My first impression was disbelief that such a fragile place could be the object of a plan for a 250-unit housing development or the equally inappropriate commercial design that preceded it. Belmont Uplands, which is just across the Cambridge line in Belmont, is the last natural space in the Cambridge area. While nearly encroached on from every side and perhaps because of this, Belmont Uplands supports an incredible diversity of life. It is a last frontier in this sense.

The first stop on our walk was at what is thought to be the mother of the rare Silver Maples that define this area. This tree is a large, old warrior that it would be criminal to disturb. Later we saw another remarkable example of this species, six large Silver Maples growing up and symmetrically out from the same base, a very unusual and beautiful display.

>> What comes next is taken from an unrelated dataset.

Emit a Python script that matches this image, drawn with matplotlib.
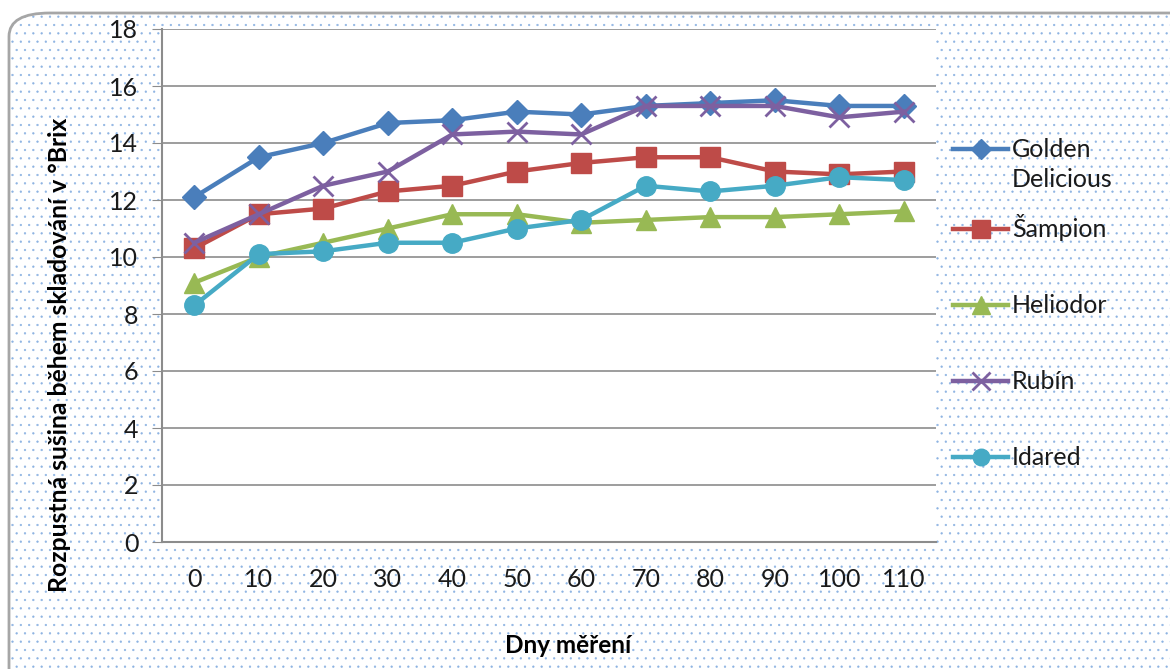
import matplotlib.pyplot as plt
import matplotlib.patches as patches

# Data
days = [0, 10, 20, 30, 40, 50, 60, 70, 80, 90, 100, 110]
golden = [12.1, 13.5, 14.0, 14.7, 14.8, 15.1, 15.0, 15.3, 15.4, 15.5, 15.3, 15.3]
sampion = [10.3, 11.5, 11.7, 12.3, 12.5, 13.0, 13.3, 13.5, 13.5, 13.0, 12.9, 13.0]
heliodor = [9.1, 10.0, 10.5, 11.0, 11.5, 11.5, 11.2, 11.3, 11.4, 11.4, 11.5, 11.6]
rubin = [10.5, 11.5, 12.5, 13.0, 14.3, 14.4, 14.3, 15.3, 15.3, 15.3, 14.9, 15.1]
idared = [8.3, 10.1, 10.2, 10.5, 10.5, 11.0, 11.3, 12.5, 12.3, 12.5, 12.8, 12.7]

names = ['Golden', 'Šampion', 'Heliodor', 'Rubín', 'Idared']

plt.rcParams['font.family'] = ['Lato', 'DejaVu Sans']
plt.rcParams['hatch.linewidth'] = 0.4

W, H = 1170, 669
fig = plt.figure(figsize=(W / 100, H / 100), dpi=100)
fig.patch.set_facecolor('white')

# dotted background with rounded border
box = (9/W, -0.05)
bw, bh = 1.2, 1.05 - 13/H
bg = patches.FancyBboxPatch(box, bw, bh,
                            boxstyle='round,pad=0,rounding_size=0.035',
                            transform=fig.transFigure, facecolor='white',
                            edgecolor='#8DB3E2', hatch='..', lw=0, zorder=0)
fig.patches.append(bg)
border = patches.FancyBboxPatch(box, bw, bh,
                                boxstyle='round,pad=0,rounding_size=0.035',
                                transform=fig.transFigure, facecolor='none',
                                edgecolor='#A6A6A6', lw=2, zorder=1)
fig.patches.append(border)

ax = fig.add_axes([162/W, 127/H, 774/W, 513/H])
ax.set_facecolor('white')
ax.set_zorder(2)

x = list(range(len(days)))
ax.plot(x, golden, color='#4A7EBB', lw=3.2, marker='D', ms=12, label=names[0])
ax.plot(x, sampion, color='#BE4B48', lw=3.2, marker='s', ms=15, label=names[1])
ax.plot(x, heliodor, color='#98B954', lw=3.2, marker='^', ms=15, label=names[2])
ax.plot(x, rubin, color='#7D60A0', lw=3.2, marker='x', ms=15, mew=2, label=names[3])
ax.plot(x, idared, color='#46AAC5', lw=3.2, marker='o', ms=14, label=names[4])

ax.set_xlim(-0.5, len(days) - 0.5)
ax.set_ylim(0, 18)
ax.set_yticks(range(0, 19, 2))
ax.set_xticks(x)
ax.set_xticklabels([str(d) for d in days])
ax.yaxis.grid(True, color='#8C8C8C', lw=1.2)
ax.set_axisbelow(True)
for s in ['top', 'right']:
    ax.spines[s].set_visible(False)
for s in ['left', 'bottom']:
    ax.spines[s].set_color('#8C8C8C')
    ax.spines[s].set_linewidth(1.5)
ax.tick_params(axis='x', length=0, pad=19, labelsize=18, labelcolor='#1a1a1a')
ax.tick_params(axis='y', length=7, color='#8C8C8C', pad=10, labelsize=18,
               labelcolor='#1a1a1a')

ax.set_ylabel('Rozpustná sušina během skladování v °Brix', fontsize=17.8,
              fontweight='bold')
ax.yaxis.set_label_coords(-0.118, 0.365)
ax.set_xlabel('Dny měření', fontsize=17.5, fontweight='bold')
ax.xaxis.set_label_coords(0.525, -0.18)

leg = ax.legend(loc='center left', bbox_to_anchor=(1.022, 0.464), frameon=False,
                fontsize=18, handlelength=2.2, labelspacing=2.12,
                handletextpad=0.15, borderaxespad=0, borderpad=0,
                markerscale=0.85)
for t in leg.get_texts():
    t.set_color('#1a1a1a')

# second line of the first legend label, placed under "Golden"
fig.canvas.draw()
bb = leg.get_texts()[0].get_window_extent()
fig.text(bb.x0 / W, (bb.y0 - 7) / H, 'Delicious', ha='left', va='top',
         fontsize=18, color='#1a1a1a')

fig.savefig('out.png', dpi=100)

Late morning is not considered to be the best time to see birds, but we saw many and they were not the usual varieties that grace city streets. Early on we spotted a Red-Tailed Hawk gracefully riding the thermals above. Down below, a Downy Woodpecker hopped around a tree trunk, and the peter-peter-peter call of the Tufted Titmouse was everywhere. We found feathers of the Northern Cardinal and Snowy Owl and saw tracks left by a Cottontail rabbit. The trees are full of nests, and Mallards and Black ducks boisterously congregate on the Little River, which winds its way around the perimeter of the property.

Belmont Uplands is a natural treasure that should be protected and never developed. It is a critical wildlife habitat, an important watershed for an area increasingly beset by water problems, and a sacred place for human experience. Developments come and go, but not so nature.